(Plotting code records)
*****

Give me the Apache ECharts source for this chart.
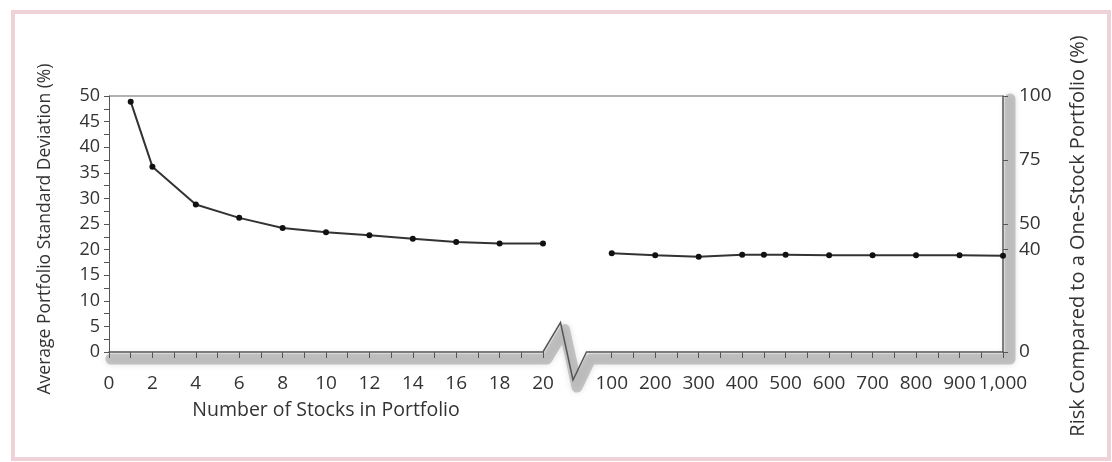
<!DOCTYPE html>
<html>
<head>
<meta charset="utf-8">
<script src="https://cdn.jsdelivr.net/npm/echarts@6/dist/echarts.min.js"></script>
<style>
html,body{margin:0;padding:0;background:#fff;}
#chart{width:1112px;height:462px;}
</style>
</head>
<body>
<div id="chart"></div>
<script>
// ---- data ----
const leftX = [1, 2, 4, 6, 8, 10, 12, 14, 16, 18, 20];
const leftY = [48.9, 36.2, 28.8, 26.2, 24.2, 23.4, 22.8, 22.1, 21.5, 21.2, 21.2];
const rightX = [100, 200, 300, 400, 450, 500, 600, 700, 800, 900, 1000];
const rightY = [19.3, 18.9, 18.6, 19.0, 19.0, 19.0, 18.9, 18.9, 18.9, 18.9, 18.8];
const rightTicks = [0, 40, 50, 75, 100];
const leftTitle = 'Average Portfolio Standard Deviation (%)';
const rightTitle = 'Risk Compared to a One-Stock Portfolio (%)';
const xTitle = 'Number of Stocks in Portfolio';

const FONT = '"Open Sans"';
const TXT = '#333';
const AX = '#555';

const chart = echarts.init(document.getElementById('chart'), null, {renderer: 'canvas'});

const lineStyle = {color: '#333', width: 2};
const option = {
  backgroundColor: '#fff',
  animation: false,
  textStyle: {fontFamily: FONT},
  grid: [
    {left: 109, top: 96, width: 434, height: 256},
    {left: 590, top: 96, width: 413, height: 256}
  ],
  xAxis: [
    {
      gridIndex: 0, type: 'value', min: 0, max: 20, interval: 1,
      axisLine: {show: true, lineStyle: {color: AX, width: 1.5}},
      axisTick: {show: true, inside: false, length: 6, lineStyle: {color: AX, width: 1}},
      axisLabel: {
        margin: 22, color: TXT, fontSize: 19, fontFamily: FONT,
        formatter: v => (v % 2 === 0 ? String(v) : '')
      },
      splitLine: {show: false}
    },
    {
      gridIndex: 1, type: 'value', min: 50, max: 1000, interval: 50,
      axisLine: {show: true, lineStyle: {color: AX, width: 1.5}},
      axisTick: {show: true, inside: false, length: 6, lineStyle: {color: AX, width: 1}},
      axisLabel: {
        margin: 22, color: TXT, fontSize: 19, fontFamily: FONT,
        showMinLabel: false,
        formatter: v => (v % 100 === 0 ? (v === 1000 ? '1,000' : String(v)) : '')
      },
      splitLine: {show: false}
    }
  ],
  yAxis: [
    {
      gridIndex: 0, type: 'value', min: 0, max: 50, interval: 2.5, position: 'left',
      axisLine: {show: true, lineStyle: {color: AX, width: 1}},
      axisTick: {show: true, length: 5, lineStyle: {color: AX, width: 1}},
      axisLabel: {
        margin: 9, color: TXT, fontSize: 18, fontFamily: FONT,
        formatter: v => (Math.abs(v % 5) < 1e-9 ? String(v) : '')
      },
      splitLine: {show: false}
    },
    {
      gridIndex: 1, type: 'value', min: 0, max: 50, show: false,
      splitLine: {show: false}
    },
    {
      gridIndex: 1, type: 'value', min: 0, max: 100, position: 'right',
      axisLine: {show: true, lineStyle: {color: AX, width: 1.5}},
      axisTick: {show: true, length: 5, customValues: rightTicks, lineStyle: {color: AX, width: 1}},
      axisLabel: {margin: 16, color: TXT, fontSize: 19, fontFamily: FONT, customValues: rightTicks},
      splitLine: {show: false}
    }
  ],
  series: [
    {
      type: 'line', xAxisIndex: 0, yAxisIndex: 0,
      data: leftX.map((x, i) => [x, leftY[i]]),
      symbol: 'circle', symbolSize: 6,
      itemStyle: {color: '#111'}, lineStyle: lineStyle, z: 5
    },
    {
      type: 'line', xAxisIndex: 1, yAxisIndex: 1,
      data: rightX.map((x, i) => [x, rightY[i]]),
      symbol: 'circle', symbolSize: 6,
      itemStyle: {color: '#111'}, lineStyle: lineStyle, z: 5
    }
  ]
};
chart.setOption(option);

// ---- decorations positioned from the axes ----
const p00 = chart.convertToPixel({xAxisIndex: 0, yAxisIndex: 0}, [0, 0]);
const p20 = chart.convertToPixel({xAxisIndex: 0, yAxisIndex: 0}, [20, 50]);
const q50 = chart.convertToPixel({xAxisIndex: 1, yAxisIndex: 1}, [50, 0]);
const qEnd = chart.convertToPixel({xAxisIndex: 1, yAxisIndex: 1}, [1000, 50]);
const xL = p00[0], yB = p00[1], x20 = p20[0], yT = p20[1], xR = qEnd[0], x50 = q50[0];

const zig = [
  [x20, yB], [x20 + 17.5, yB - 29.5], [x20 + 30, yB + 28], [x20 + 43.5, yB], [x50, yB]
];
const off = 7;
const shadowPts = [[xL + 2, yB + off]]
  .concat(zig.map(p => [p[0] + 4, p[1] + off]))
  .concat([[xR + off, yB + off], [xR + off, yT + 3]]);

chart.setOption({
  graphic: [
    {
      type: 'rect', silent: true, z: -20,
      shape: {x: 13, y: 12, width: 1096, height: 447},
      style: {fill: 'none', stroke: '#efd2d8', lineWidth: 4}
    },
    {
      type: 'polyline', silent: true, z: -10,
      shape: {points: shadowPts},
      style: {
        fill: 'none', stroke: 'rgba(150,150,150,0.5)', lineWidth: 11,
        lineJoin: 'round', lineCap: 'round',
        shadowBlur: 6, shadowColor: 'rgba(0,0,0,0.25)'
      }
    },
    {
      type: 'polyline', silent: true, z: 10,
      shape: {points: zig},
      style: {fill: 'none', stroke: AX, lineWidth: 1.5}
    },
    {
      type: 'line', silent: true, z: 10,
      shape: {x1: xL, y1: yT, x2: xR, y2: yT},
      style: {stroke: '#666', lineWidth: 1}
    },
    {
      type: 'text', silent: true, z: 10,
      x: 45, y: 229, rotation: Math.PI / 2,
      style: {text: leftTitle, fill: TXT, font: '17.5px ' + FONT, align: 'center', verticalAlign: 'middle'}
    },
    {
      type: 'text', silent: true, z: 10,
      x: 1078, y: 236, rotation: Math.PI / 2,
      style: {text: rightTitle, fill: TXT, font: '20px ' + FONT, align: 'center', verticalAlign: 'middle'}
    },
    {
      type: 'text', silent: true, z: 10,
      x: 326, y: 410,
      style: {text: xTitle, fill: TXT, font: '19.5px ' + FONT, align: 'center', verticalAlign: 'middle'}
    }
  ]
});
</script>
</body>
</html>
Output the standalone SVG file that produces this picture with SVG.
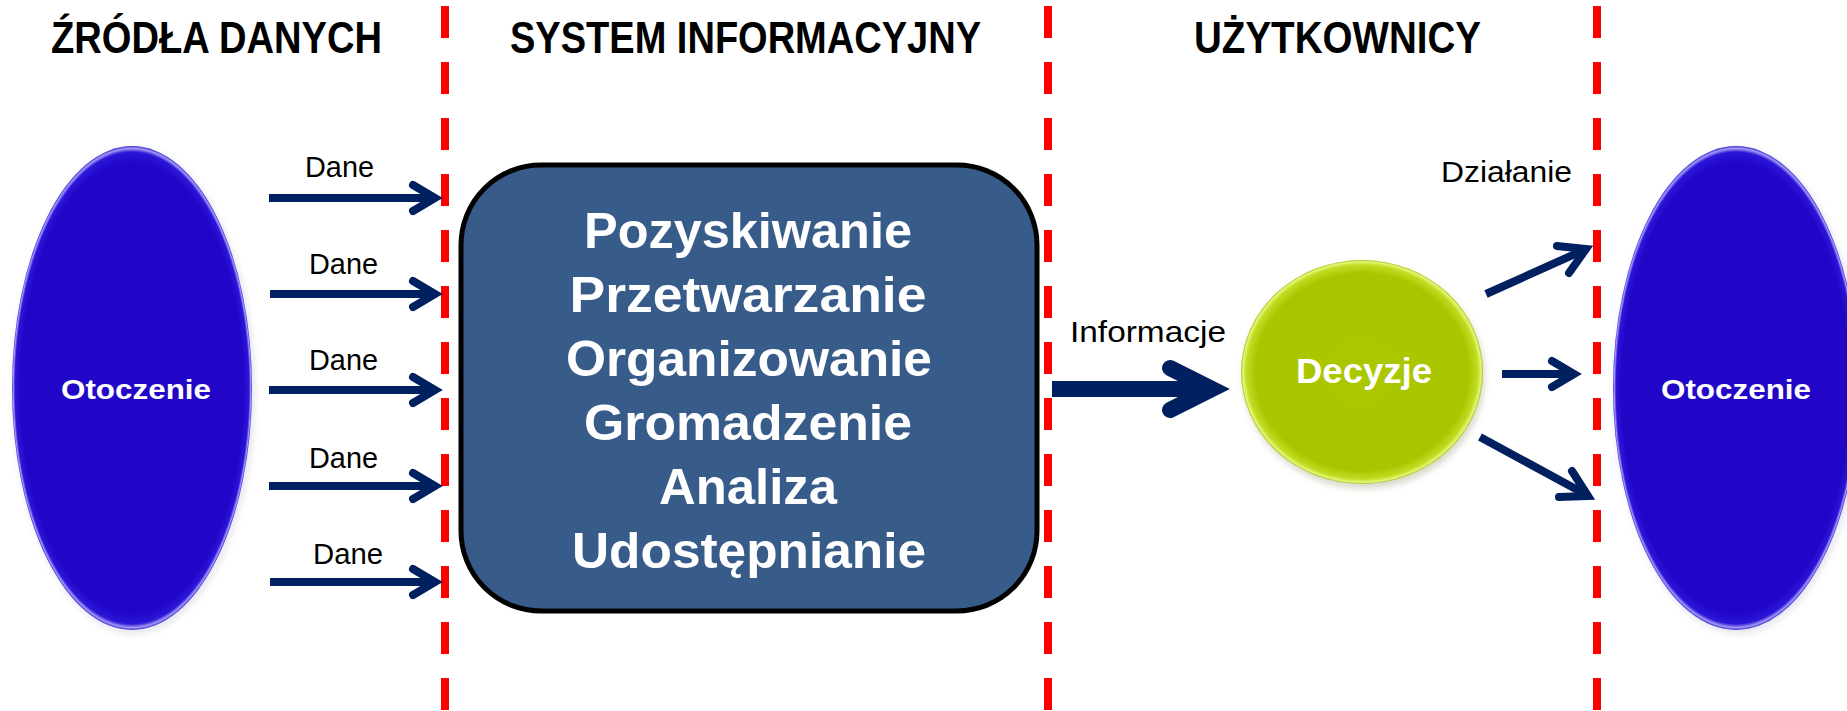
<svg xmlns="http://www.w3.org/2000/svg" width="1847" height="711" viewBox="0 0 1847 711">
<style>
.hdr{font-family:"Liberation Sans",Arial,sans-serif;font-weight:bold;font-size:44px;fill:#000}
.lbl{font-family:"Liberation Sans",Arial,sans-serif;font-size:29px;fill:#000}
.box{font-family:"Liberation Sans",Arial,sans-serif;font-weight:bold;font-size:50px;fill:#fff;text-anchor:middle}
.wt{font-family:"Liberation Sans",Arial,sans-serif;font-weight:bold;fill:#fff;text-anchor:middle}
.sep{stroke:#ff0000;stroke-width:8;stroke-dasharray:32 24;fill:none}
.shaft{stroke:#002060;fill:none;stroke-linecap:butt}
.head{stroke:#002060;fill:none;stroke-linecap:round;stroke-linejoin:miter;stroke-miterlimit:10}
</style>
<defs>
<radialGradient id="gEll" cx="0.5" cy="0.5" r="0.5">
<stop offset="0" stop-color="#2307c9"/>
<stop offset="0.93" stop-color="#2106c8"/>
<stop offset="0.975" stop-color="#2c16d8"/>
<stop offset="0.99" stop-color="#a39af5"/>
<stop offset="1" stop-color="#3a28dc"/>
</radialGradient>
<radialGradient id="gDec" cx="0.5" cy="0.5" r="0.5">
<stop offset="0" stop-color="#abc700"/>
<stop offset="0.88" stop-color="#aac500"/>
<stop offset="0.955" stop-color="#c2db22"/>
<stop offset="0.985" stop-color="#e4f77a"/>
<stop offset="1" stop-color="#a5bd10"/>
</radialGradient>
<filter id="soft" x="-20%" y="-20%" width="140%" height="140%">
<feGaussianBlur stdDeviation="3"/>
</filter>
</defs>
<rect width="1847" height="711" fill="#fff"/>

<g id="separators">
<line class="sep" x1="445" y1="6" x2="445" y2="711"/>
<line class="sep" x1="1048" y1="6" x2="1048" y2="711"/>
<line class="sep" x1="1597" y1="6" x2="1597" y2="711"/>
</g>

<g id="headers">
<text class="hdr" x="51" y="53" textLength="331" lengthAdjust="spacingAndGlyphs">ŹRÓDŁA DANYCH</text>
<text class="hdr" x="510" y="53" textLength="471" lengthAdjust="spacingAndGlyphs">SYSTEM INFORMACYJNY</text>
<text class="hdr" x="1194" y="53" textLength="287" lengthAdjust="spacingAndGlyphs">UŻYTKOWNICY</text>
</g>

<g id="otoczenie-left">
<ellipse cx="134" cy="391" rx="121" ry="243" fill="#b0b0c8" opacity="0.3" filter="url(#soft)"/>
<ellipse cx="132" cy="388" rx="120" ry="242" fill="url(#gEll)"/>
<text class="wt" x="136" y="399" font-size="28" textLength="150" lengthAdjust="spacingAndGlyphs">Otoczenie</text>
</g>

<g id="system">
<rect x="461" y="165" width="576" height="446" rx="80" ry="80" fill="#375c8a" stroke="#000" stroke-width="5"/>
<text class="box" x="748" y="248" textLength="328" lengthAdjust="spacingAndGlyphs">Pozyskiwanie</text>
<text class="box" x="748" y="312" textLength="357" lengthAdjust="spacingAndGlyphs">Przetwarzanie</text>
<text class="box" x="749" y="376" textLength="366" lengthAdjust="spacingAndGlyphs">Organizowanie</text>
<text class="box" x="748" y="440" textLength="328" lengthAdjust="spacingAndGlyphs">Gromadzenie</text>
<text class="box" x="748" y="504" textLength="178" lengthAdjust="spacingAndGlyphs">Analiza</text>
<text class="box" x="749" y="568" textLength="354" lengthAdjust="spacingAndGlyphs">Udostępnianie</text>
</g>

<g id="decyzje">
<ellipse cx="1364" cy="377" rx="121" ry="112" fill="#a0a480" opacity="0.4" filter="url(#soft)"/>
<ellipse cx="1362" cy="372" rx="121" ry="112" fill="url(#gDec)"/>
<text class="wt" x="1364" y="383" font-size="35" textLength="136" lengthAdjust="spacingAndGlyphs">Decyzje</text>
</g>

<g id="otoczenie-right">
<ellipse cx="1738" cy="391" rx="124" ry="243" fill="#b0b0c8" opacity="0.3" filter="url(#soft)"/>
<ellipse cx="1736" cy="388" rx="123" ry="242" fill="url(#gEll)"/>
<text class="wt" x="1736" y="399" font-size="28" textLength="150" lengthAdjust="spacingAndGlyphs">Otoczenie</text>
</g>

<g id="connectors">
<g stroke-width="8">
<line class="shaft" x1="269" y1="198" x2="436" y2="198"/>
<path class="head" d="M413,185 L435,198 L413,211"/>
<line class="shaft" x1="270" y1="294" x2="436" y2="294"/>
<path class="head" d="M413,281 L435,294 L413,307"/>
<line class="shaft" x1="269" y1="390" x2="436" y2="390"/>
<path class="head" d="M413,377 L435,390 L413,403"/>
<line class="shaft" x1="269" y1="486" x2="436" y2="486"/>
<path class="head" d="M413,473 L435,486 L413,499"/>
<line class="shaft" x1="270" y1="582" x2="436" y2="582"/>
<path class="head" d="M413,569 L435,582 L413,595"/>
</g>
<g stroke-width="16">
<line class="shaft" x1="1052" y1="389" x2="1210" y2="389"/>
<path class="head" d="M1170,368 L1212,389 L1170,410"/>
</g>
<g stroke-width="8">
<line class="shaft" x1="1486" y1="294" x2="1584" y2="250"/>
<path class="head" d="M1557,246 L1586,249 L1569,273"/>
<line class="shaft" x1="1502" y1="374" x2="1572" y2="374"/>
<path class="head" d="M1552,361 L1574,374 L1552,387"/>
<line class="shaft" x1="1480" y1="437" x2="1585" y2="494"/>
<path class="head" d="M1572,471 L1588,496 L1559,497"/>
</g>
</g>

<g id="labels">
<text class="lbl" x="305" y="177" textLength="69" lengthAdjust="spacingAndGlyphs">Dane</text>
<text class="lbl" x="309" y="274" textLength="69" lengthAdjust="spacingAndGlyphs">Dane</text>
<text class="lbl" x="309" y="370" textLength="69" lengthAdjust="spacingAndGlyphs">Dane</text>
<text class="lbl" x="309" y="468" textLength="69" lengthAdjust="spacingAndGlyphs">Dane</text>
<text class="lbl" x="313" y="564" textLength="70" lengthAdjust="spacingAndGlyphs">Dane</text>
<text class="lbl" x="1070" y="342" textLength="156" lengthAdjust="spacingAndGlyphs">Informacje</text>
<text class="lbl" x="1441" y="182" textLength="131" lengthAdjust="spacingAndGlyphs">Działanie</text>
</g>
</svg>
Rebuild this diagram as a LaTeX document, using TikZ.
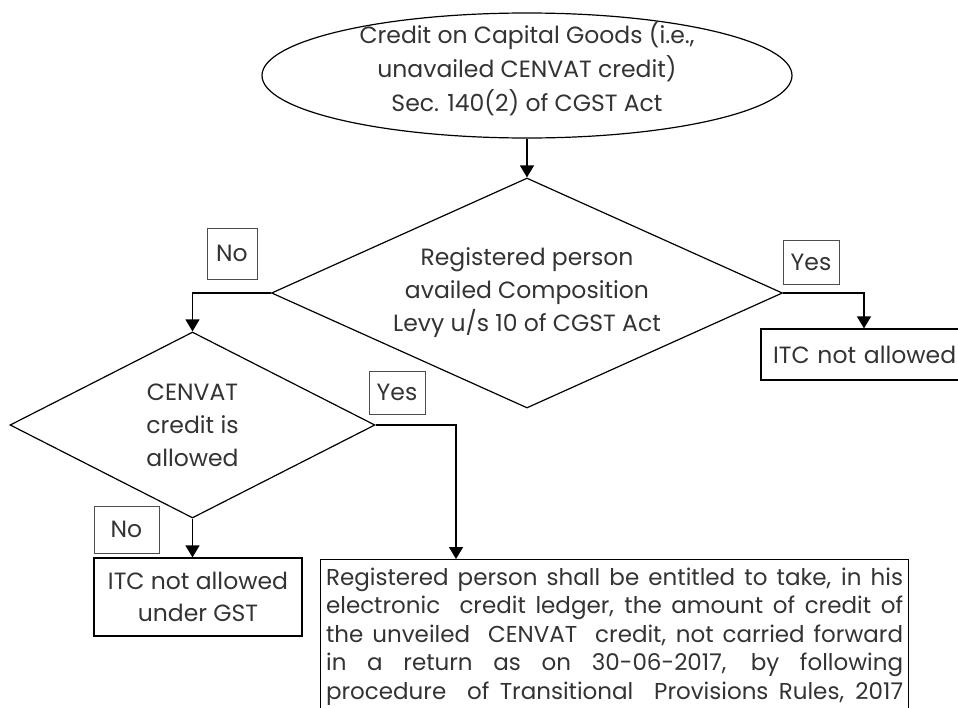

*****

Instruction
Work through the records line by line and tally those with the word "document". Report only the total.

The output
2